Around the year 255 BC, Bactria managed to free itself from the Seleucids. The Parthians, under Arsace I, prepared to follow their example. The Arsacid dynasty followed the work of Arsace I.
The independence of the Parthian kingdom thus dates back to the year 247 BC. Mithriades I reigned from approximately 174 to 138 BC. The kingdom founded by Arsace I became, under Mithriades I, an immense empire 2,400 km long from east to west, with a width ranging between 160 and 640 km from north to south.
This empire, whose western border was the Euphrates, extended from the Caspian Sea to the Persian Gulf. The capital was Ctesiphon, on the Tigris, opposite Seleucia. Having freed themselves from the Greco-Macedonian yoke, the Parthians fought on numerous occasions against the Romans, against whom they disputed Armenia.
From the year 64 B.C. until 226 AD They prevented the expansion of the Roman Empire towards the east. Between 40 and 37 BC, the Parthian armies invaded Asia Minor and Syria, seizing Jerusalem, sacking it, and proclaiming the last of the Hasmoneans, Antigonus, king of the Jews (Ant. 14:13, 3; Wars 1:13 , 1).
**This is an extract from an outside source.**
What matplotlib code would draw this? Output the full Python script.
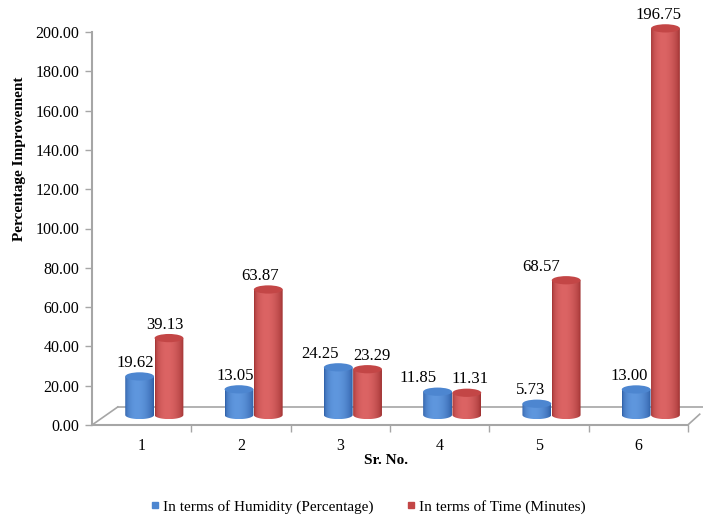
#!/usr/bin/env python3

import numpy as np
import matplotlib
matplotlib.use("Agg")
import matplotlib.pyplot as plt
from matplotlib.patches import Ellipse, Polygon
from matplotlib.lines import Line2D

plt.rcParams['font.family'] = ['Liberation Serif', 'DejaVu Serif']

sr_no = [1, 2, 3, 4, 5, 6]
humidity = [19.62, 13.05, 24.25, 11.85, 5.73, 13.00]
time_min = [39.13, 63.87, 23.29, 11.31, 68.57, 196.75]
series_names = ["In terms of Humidity (Percentage)", "In terms of Time (Minutes)"]
y_ticks = np.arange(0, 201, 20)

# horizontal nudges of the value labels (category units)
hum_label_dx = [-0.04, -0.04, -0.18, -0.20, -0.06, -0.07]
time_label_dx = [-0.04, -0.08, 0.04, 0.03, -0.25, -0.075]

# cylinder look: (dark edge, highlight, top cap)
blue = ("#2a5aa2", "#5f97de", "#4d86d0")
red = ("#9c2f2f", "#dc6464", "#c34646")

BASE = 5.1      # bars stand on the floor, slightly above the zero line
CAP_H = 4.2     # height of the elliptical caps in data units
BAR_W = 0.29
GRAY = "#a6a6a6"
PX_PER_UNIT = 393 / 200


def gradient(dark, light, n=64):
    t = np.linspace(0, 1, n)
    s = np.sin(np.pi * t ** 0.8) ** 0.6
    d = np.array(matplotlib.colors.to_rgb(dark))
    l = np.array(matplotlib.colors.to_rgb(light))
    return (d + (l - d) * s[:, None])[None, :, :]


def cylinder(ax, xc, value, colors, z):
    dark, light, cap = colors
    x0, x1 = xc - BAR_W / 2, xc + BAR_W / 2
    top = BASE + value
    th = np.linspace(np.pi, 2 * np.pi, 40)
    outline = np.column_stack([xc + BAR_W / 2 * np.cos(th), BASE + CAP_H / 2 * np.sin(th)])
    outline = np.vstack([outline, [[x1, top], [x0, top]]])
    clip = Polygon(outline, closed=True, transform=ax.transData)
    im = ax.imshow(gradient(dark, light), extent=[x0, x1, BASE - CAP_H / 2, top],
                   aspect='auto', interpolation='bilinear', zorder=z)
    im.set_clip_path(clip)
    ax.add_patch(Ellipse((xc, top), BAR_W, CAP_H, facecolor=cap, edgecolor='none', zorder=z + 0.1))


fig = plt.figure(figsize=(7.03, 5.27), dpi=100)
# axes reach a little above 200 so the tallest cylinder and its label fit
ax = fig.add_axes([92 / 703, 102 / 527, 611 / 703, 418 / 527])

for i, x in enumerate(sr_no):
    cylinder(ax, x + 0.275, time_min[i], red, 2)
    cylinder(ax, x - 0.02, humidity[i], blue, 3)
    ax.text(x - 0.02 + hum_label_dx[i], BASE + humidity[i] + 6.9, f"{humidity[i]:.2f}",
            ha='center', va='center', fontsize=12, zorder=5)
    ax.text(x + 0.275 + time_label_dx[i], BASE + time_min[i] + 6.9, f"{time_min[i]:.2f}",
            ha='center', va='center', fontsize=12, zorder=5)

# floor of the 3-D plot area
ax.plot([0.5, 6.5], [0, 0], color=GRAY, lw=1.5, clip_on=False, zorder=1)
ax.plot([0.5, 0.76], [0, 9.2], color=GRAY, lw=1.2, zorder=1)
ax.plot([0.76, 6.8], [9.2, 9.2], color=GRAY, lw=1.2, zorder=1)
ax.plot([6.5, 6.62], [0, 5.5], color=GRAY, lw=1.2, zorder=1)

ax.set_xlim(0.5, 0.5 + 611 / 99.3)
ax.set_ylim(0, 418 / PX_PER_UNIT)
for side in ("top", "right", "bottom"):
    ax.spines[side].set_visible(False)
ax.spines["left"].set_color(GRAY)
ax.spines["left"].set_linewidth(1.5)
ax.spines["left"].set_bounds(0, 200)

ax.set_yticks(y_ticks)
ax.set_yticklabels([f"{v:.2f}" for v in y_ticks])
ax.tick_params(axis='y', direction='out', length=5, width=1, color=GRAY, pad=4, labelsize=11.5)
ax.set_xticks(sr_no)
ax.set_xticklabels([str(s) for s in sr_no])
ax.set_xticks(np.arange(1.5, 7, 1), minor=True)
ax.tick_params(axis='x', which='major', length=0, pad=9, labelsize=11.5)
ax.tick_params(axis='x', which='minor', direction='out', length=5, width=1, color=GRAY)

fig.text(20 / 703, 1 - 159 / 527, "Percentage Improvement", rotation=90, ha='center', va='center',
         fontsize=11, fontweight='bold')
fig.text(386 / 703, 1 - 460 / 527, "Sr. No.", ha='center', va='center', fontsize=11, fontweight='bold')

handles = [Line2D([], [], marker='s', ls='none', markersize=5, color=blue[2]),
           Line2D([], [], marker='s', ls='none', markersize=5, color=red[2])]
fig.legend(handles, series_names, loc='center', bbox_to_anchor=(368 / 703, 1 - 507 / 527), ncol=2,
           frameon=False, fontsize=11, handlelength=0.6, handletextpad=0.2, columnspacing=2.2)

fig.savefig("out.png", dpi=100)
There were Jews from the Parthian empire during the day of Pentecost (Acts 2:9); It is possible that they transmitted the Gospel to the Parthians upon returning to their places of origin.
After almost five centuries of power, the Parthians allowed themselves to be corrupted by luxuries. Led by Ardhéschir, of the Sassanian dynasty, the Persians put an end to Parthian domination, emerging in the year 226 AD. the Second Persian Empire, the so-called empire of the Sassanids.